Он приставил стул к постели больной и взялся за ее запястье. Сердце билось быстро, однако едва ощутимыми толчками.
— Биение жил очень слабое, — тихо произнес Альберт Карлович скорее себе, нежели окружающим, однако князь услышал его слова и, едва сдерживая рыдания, возопил по-татарски скороговоркой:
— Помоги, о Всевышний, не дай умереть юной Сумбуль, и тогда я выстрою мечеть больше мечети Рахим-бая, а минарет при ней выше, чем у мечети Эфенди! Я буду отдавать на ее содержание не десятую часть всех своих доходов, но двенадцатую или даже тринадцатую! Я выстрою при мечети большое медресе, и самых бедных шакирдов буду содержать собственным иждивением! Я буду кормить всех бедняков в округе не один раз в год, но четыре, пять, шесть раз, только не дай прерваться дыханию ее, свету моих очей, моей любимой Сумбуль!
После сих воплей, известное дело, последовал еще более сильный вопль, извещающий всех о том, что Аллах един, а Мухаммед, дескать, пророк его. Потом князь в повышенном тоне стал что-то выговаривать своим женам и служанкам, на что те отвечали не менее нервически и громко, правда смиренно опустив головы.
— Я бы попросил выйти всех отсюда, вы мешаете мне осматривать больную, — не выдержал, наконец, Альберт Карлович.

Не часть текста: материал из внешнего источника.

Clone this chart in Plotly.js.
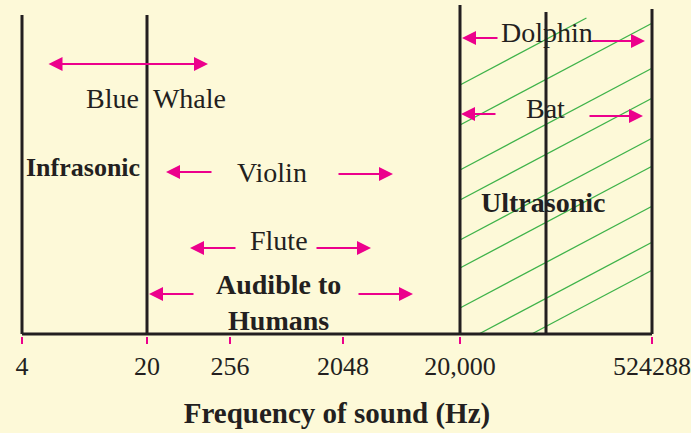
<!DOCTYPE html>
<html>
<head>
<meta charset="utf-8">
<script src="https://cdn.plot.ly/plotly-3.0.1.min.js"></script>
<style>html,body{margin:0;padding:0;background:#fdf9d8;}#chart{width:691px;height:433px;}</style>
</head>
<body>
<div id="chart"></div>
<script>
// ---- Data (schematic frequency scale) ----
const tickLabels = ['4', '20', '256', '2048', '20,000', '524288'];
const tickPos    = [0, 125, 208, 321, 438, 630];          // schematic axis positions
const boundaryPos = [0, 125, 438, 524, 630];              // vertical divider positions
const boundaryTop = [319, 319, 329, 322, 325];

const sources   = ['Blue Whale', 'Violin', 'Flute', 'Audible to Humans', 'Dolphin', 'Bat'];
const rangeLow  = [25, 144, 168, 127, 440, 439];           // arrow heads (low end)
const rangeLowTail  = [186, 191, 215, 173, 477, 475];
const rangeHighTail = [25, 315, 293, 335, 568, 566];
const rangeHigh = [186, 371, 349, 391, 623, 621];
const rowLevel  = [270, 162, 86, 40, 296, 220];
const rowLevelR = [270, 160, 86, 40, 293, 218];

const regionNames = ['Infrasonic', 'Ultrasonic'];

// hatch lines in ultrasonic band: height at left edge of band
const hatchLeft = [249, 209, 164, 134, 94, 66, 26, -10, -38];

// ---- Build ----
const INK = '#231f20', PINK = '#ec008c', GREEN = '#3fb34a';
const SERIF = 'Liberation Serif, Times New Roman, serif';

const shapes = [];
// axis baseline
shapes.push({type: 'line', xref: 'x', yref: 'y', x0: tickPos[0], x1: tickPos[tickPos.length - 1], y0: 0, y1: 0,
  line: {color: INK, width: 3}, layer: 'above'});
boundaryPos.forEach((x, i) => shapes.push({
  type: 'line', xref: 'x', yref: 'y', x0: x, x1: x, y0: 0, y1: boundaryTop[i],
  line: {color: INK, width: 3}, layer: 'above'
}));
const slope = 0.53, bandL = 438, bandR = 630, topY = 316;
hatchLeft.forEach(h => {
  let x0 = bandL, y0 = h;
  if (y0 < 0) { x0 = bandL + (-y0) / slope; y0 = 0; }
  let x1 = bandR, y1 = h + slope * (bandR - bandL);
  if (y1 > topY) { x1 = bandL + (topY - h) / slope; y1 = topY; }
  shapes.push({type: 'line', xref: 'x', yref: 'y', x0, y0, x1, y1,
    line: {color: GREEN, width: 1.3}, layer: 'below'});
});

const annotations = [];
const arrowBase = {text: '', showarrow: true, axref: 'x', ayref: 'y', xref: 'x', yref: 'y',
  arrowhead: 2, arrowsize: 1.4, arrowwidth: 2, arrowcolor: PINK, standoff: 0, startstandoff: 0};
sources.forEach((s, i) => {
  if (i === 0) {
    annotations.push(Object.assign({}, arrowBase, {x: rangeHigh[i], y: rowLevel[i], ax: rangeLow[i], ay: rowLevel[i], arrowside: 'end+start'}));
  } else {
    annotations.push(Object.assign({}, arrowBase, {x: rangeLow[i], y: rowLevel[i], ax: rangeLowTail[i], ay: rowLevel[i]}));
    annotations.push(Object.assign({}, arrowBase, {x: rangeHigh[i], y: rowLevelR[i], ax: rangeHighTail[i], ay: rowLevelR[i]}));
  }
});

const labelText = ['Blue\u2002Whale', 'Violin', 'Flute', 'Audible to<br>Humans', 'Dolphin', 'Bat'];
const labelX = [133.5, 250, 257, 256, 525, 523];
const labelY = [236, 162, 94, 32, 302, 226];
const labelBold = [false, false, false, true, false, false];
labelText.forEach((t, i) => annotations.push({
  text: t, x: labelX[i], y: labelY[i], xref: 'x', yref: 'y', showarrow: false,
  xanchor: 'center', yanchor: 'middle',
  font: {family: SERIF, size: 28, color: INK, weight: labelBold[i] ? 'bold' : 'normal'}
}));
const regionX = [61, 521], regionY = [167, 132], regionSize = [26, 28];
regionNames.forEach((t, i) => annotations.push({
  text: t, x: regionX[i], y: regionY[i], xref: 'x', yref: 'y', showarrow: false,
  xanchor: 'center', yanchor: 'middle',
  font: {family: SERIF, size: regionSize[i], color: INK, weight: 'bold'}
}));

const layout = {
  width: 691, height: 433,
  margin: {l: 17, r: 34, t: 0, b: 97},
  paper_bgcolor: '#fdf9d8', plot_bgcolor: '#fdf9d8',
  showlegend: false,
  xaxis: {
    range: [-5, 635], showgrid: false, zeroline: false, showline: false,
    tickmode: 'array', tickvals: tickPos, ticktext: tickLabels,
    ticks: 'outside', ticklen: 7, tickwidth: 2, tickcolor: PINK,
    tickfont: {family: SERIF, size: 26, color: INK},
    title: {text: 'Frequency of sound (Hz)', standoff: 22,
      font: {family: SERIF, size: 29, color: INK, weight: 'bold'}},
    fixedrange: true
  },
  yaxis: {range: [-2, 334], visible: false, fixedrange: true},
  shapes, annotations
};

Plotly.newPlot('chart', [{x: [], y: [], type: 'scatter'}], layout, {displayModeBar: false, staticPlot: true});
</script>
</body>
</html>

Гвалт мгновенно стих. Мустафин одним жестом выпроводил из покоев всех женщин и остался один, выжидающе посматривая на доктора.
— Вас, князь, я бы тоже попросил выйти.
— Защим? — удивленно сморгнул Мустафин.
— Затем, чтобы не мешать мне делать свою работу, — твердо сказал Факс.
Князь выпучил глаза и тряхнул хилой бороденкой.
— Вы хотите, штобэ я уставил вас наэдине са сваэй шеной?
— Именно, — подтвердил его слова Факс. — Для успешного лечения больного ему необходим только врач и никто более. Кроме того, врачебная практика предписывает отсутствие всяких посторонних лиц при врачевании больного.
— Я нэ пастароний, — заявил гордо князь. — Я — муш.
— В данном случае это не имеет никакого значения, — не согласился с ним Альберт Карлович. — Все, кроме больного и врача, являются людьми посторонними. Выйдите, прошу вас.
— Латны, — с каким-то оттенком мстительности произнес Мустафин и вышел, медленно прикрыв дверь.
Когда он ушел, у Сумбуль дрогнули веки. Заметив это, Альберт Карлович, прекрасно разбирающийся в женских хитростях, тихо спросил:
— Зачем вы это сделали?
Девушка открыла глаза и посмотрела на Факса.
— Зачем вы это сделали? — повторил он свой вопрос.
— Я не хочу жить, — ответила она одними губами.